Synopsis

Keywords: White Matter, Diffusion Tensor Imaging, PSMD

Vascular reactivity is an early marker of Cerebral Amyloid Angiopathy (CAA), but its relation to structural brain damage remains unclear. We aimed to study this relationship in Dutch-type CAA (D-CAA; genetic form of CAA): vascular reactivity and microstructural white matter integrity were studied through visually stimulated fMRI and ‘Peak width Skeletonized Mean Diffusivity (PSMD)’. Reduced BOLD amplitude, delayed time to peak, and delayed time to baseline were significantly related to a higher PSMD (β=-1.15e-02, β =1.08e-05, β=8.64e-06, respectively).

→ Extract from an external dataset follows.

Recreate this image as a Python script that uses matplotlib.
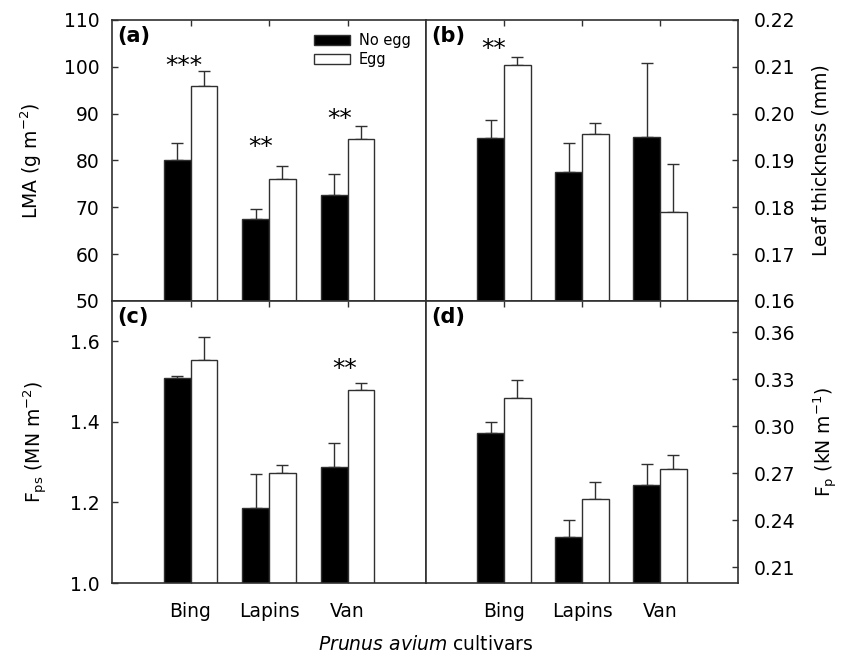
import numpy as np
import matplotlib
matplotlib.use('Agg')
import matplotlib.pyplot as plt
from matplotlib.patches import Patch

plt.rcParams['font.family'] = ['DejaVu Sans']
plt.rcParams['mathtext.fontset'] = 'dejavusans'

cultivars = ['Bing', 'Lapins', 'Van']

# (a) LMA (g m-2)
lma_noegg = [80.1, 67.5, 72.6]
lma_noegg_se = [3.6, 2.2, 4.6]
lma_egg = [95.9, 76.1, 84.5]
lma_egg_se = [3.2, 2.7, 2.9]

# (b) leaf thickness (mm)
thick_noegg = [0.1948, 0.1876, 0.1951]
thick_noegg_se = [0.0039, 0.0061, 0.0158]
thick_egg = [0.2103, 0.1956, 0.1790]
thick_egg_se = [0.0018, 0.0025, 0.0102]

# (c) Fps (MN m-2)
fps_noegg = [1.508, 1.187, 1.287]
fps_noegg_se = [0.005, 0.083, 0.061]
fps_egg = [1.554, 1.274, 1.478]
fps_egg_se = [0.056, 0.018, 0.018]

# (d) Fp (kN m-1)
fp_noegg = [0.2955, 0.2295, 0.2627]
fp_noegg_se = [0.0074, 0.0109, 0.0132]
fp_egg = [0.3178, 0.2534, 0.2725]
fp_egg_se = [0.0117, 0.0112, 0.0093]

x = np.arange(1, 4)
w = 0.34
edge = '#303030'
fs = 13.5

fig = plt.figure(figsize=(8.52, 6.57), dpi=100)
ax_a = fig.add_axes([0.1315, 0.5419, 0.3685, 0.4277])
ax_b = fig.add_axes([0.5, 0.5419, 0.3662, 0.4277])
ax_c = fig.add_axes([0.1315, 0.1126, 0.3685, 0.4293])
ax_d = fig.add_axes([0.5, 0.1126, 0.3662, 0.4293])

panels = [
    (ax_a, lma_noegg, lma_noegg_se, lma_egg, lma_egg_se, (50, 110), np.arange(50, 111, 10), '%d'),
    (ax_b, thick_noegg, thick_noegg_se, thick_egg, thick_egg_se, (0.16, 0.22), np.arange(0.16, 0.2201, 0.01), '%.2f'),
    (ax_c, fps_noegg, fps_noegg_se, fps_egg, fps_egg_se, (1.0, 1.7), np.arange(1.0, 1.61, 0.2), '%.1f'),
    (ax_d, fp_noegg, fp_noegg_se, fp_egg, fp_egg_se, (0.2, 0.38), np.arange(0.21, 0.3601, 0.03), '%.2f'),
]

for ax, n, nse, e, ese, lim, ticks, fmt in panels:
    ax.bar(x - w / 2, n, w, color='black', edgecolor=edge, linewidth=1, zorder=2)
    ax.bar(x + w / 2, e, w, color='white', edgecolor=edge, linewidth=1, zorder=2)
    ax.errorbar(x - w / 2, n, yerr=[np.zeros(3), nse], fmt='none', ecolor=edge,
                elinewidth=1, capsize=4, capthick=1, zorder=1)
    ax.errorbar(x + w / 2, e, yerr=[np.zeros(3), ese], fmt='none', ecolor=edge,
                elinewidth=1, capsize=4, capthick=1, zorder=1)
    ax.set_xlim(0, 4)
    ax.set_ylim(*lim)
    ax.set_yticks(ticks)
    ax.set_yticklabels([fmt % t for t in ticks], fontsize=fs)
    ax.set_xticks(x)
    ax.tick_params(direction='in', length=4, width=1, color=edge, top=True, bottom=True)
    ax.tick_params(axis='y', pad=9)
    for s in ax.spines.values():
        s.set_color(edge)
        s.set_linewidth(1.2)

for ax in (ax_a, ax_b):
    ax.set_xticklabels([])
for ax in (ax_c, ax_d):
    ax.set_xticklabels(cultivars, fontsize=fs)
    ax.tick_params(axis='x', pad=14)

for ax in (ax_b, ax_d):
    ax.yaxis.tick_right()
    ax.yaxis.set_label_position('right')
    ax.tick_params(axis='y', direction='in', left=False, right=True, pad=11)

ax_a.set_ylabel('LMA (g m$^{-2}$)', fontsize=fs, labelpad=14)
ax_c.set_ylabel('F$_\\mathrm{ps}$ (MN m$^{-2}$)', fontsize=fs, labelpad=14)
ax_b.set_ylabel('Leaf thickness (mm)', fontsize=fs, labelpad=12)
ax_d.set_ylabel('F$_\\mathrm{p}$ (kN m$^{-1}$)', fontsize=fs, labelpad=12)

for ax, lab in zip((ax_a, ax_b, ax_c, ax_d), ('(a)', '(b)', '(c)', '(d)')):
    ax.text(0.018, 0.98, lab, transform=ax.transAxes, fontsize=15,
            fontweight='bold', va='top', ha='left')

star_kw = dict(fontsize=18, ha='center', va='center')
ax_a.text(0.917, 100.2, '***', **star_kw)
ax_a.text(1.898, 82.8, '**', **star_kw)
ax_a.text(2.904, 88.8, '**', **star_kw)
ax_b.text(0.872, 0.2137, '**', **star_kw)
ax_c.text(2.968, 1.530, '**', **star_kw)

handles = [Patch(facecolor='black', edgecolor=edge, label='No egg'),
           Patch(facecolor='white', edgecolor=edge, label='Egg')]
ax_a.legend(handles=handles, loc='upper left', bbox_to_anchor=(0.6, 1.0),
            frameon=False, fontsize=10.5, handlelength=2.5, handleheight=0.7,
            labelspacing=0.3, handletextpad=0.6)

fig.text(0.5, 0.005, '$\\it{Prunus\\ avium}$ cultivars', fontsize=fs,
         ha='center', va='bottom')

fig.savefig('out.png', dpi=100)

These results indicate that vascular reactivity and microstructural white matter integrity may deteriorate hand-in-hand in D-CAA.

Introduction

Cerebral Amyloid Angiopathy (CAA) is one the leading etiologies of intracerebral hemorrhages in the elderly1. Dutch-type CAA (D-CAA) is an autosomal dominant hereditary form of CAA that is caused by a genetic mutation on the amyloid precursor protein (APP) gene2. D-CAA can be confirmed through genetic testing, which enables studying the early presymptomatic phase of the disease, together with the symptomatic phase. In general, D-CAA is considered as a model for sporadic CAA. Vascular reactivity is an early marker of CAA3,4, but its relation to structural brain damage remains unclear. The aim of this study was to investigate the relationship between reactivity alterations and microstructural white matter integrity measured by the diffusion measure ‘Peak width Skeletonized Mean Diffusivity (PSMD)’ in (pre-)symptomatic D-CAA mutation carriers.

Methods

Diffusion tensor imaging (DTI; TE/TR 76/8194ms, FA 90°, 48 slices, FOV 220x220x120mm, voxel size 1.72x1.72x2.5mm, 45 gradient directions with b-value 1200s/mm2, 1 baseline image with b-value 0s/mm2, scan duration ~6:30 min) and reactivity measurements by visually stimulated fMRI (TE/TR 38/1500, FA 78°, 18 slices, 0.5mm interslice gap, FOV 210x177x59mm, voxel size 2.5x2.5x2.81mm, 224 dynamics, scan duration ~5:40 min) in the V1 of the visual cortex were acquired at 3Tesla in 25 D-CAA mutation carriers (mean 45±13.3yrs, range 28-71yrs, 64% women; 15 pre-symptomatic). The visual stimulus paradigm of the fMRI scan consisted of 7 blocks of an 8Hz flashing radial black and white checkerboard pattern, for 20s, followed by a grey screen for 28s3. Based on a trapezoid fit to the Blood-Oxygen-Level-Dependent (BOLD) response, we calculated normalized amplitude, time to peak (TTP), and time to baseline (TTB) of the BOLD response3. When the amplitude was too low, timing parameters TTP and TTB were not calculated. Based on the DTI, robust and fully automated PSMD was calculated5 (Figure 2). Associations between the vascular reactivity measures (amplitude, TTP, and TTB) and PSMD were tested using linear regression analyses (Figure 3B-D).

Results

BOLD amplitude was decreased and PSMD, TTP, and TTB were increased in symptomatic versus presymptomatic D-CAA mutation carriers (Figure 3). Amplitude, TTP, and TTB are significantly related to PSMD values (β=-1.15e-02, p<.001; β =1.08e-05, p=.009; β=8.64e-06, p=.004, respectively). When looking only at the presymptomatic D-CAA mutation carriers, these relations are no longer statistically significant.

Discussion and conclusion

Reduced vascular reactivity as depicted by reduced BOLD amplitude, and delayed TTP and TTB is related to microstructural white matter brain damage assessed through increased PSMD. This relationship indicates that vascular and microstructural white matter integrity loss go hand-in-hand in D-CAA. When looking only at the presymptomatic phase, the found effects are no longer statistically significant. Thus, the effects give insight into the disease progression and how vascular reactivity and microstructural white matter integrity progress from the presymptomatic to the symptomatic phase. With this cross-sectional study no causal relation can be proven.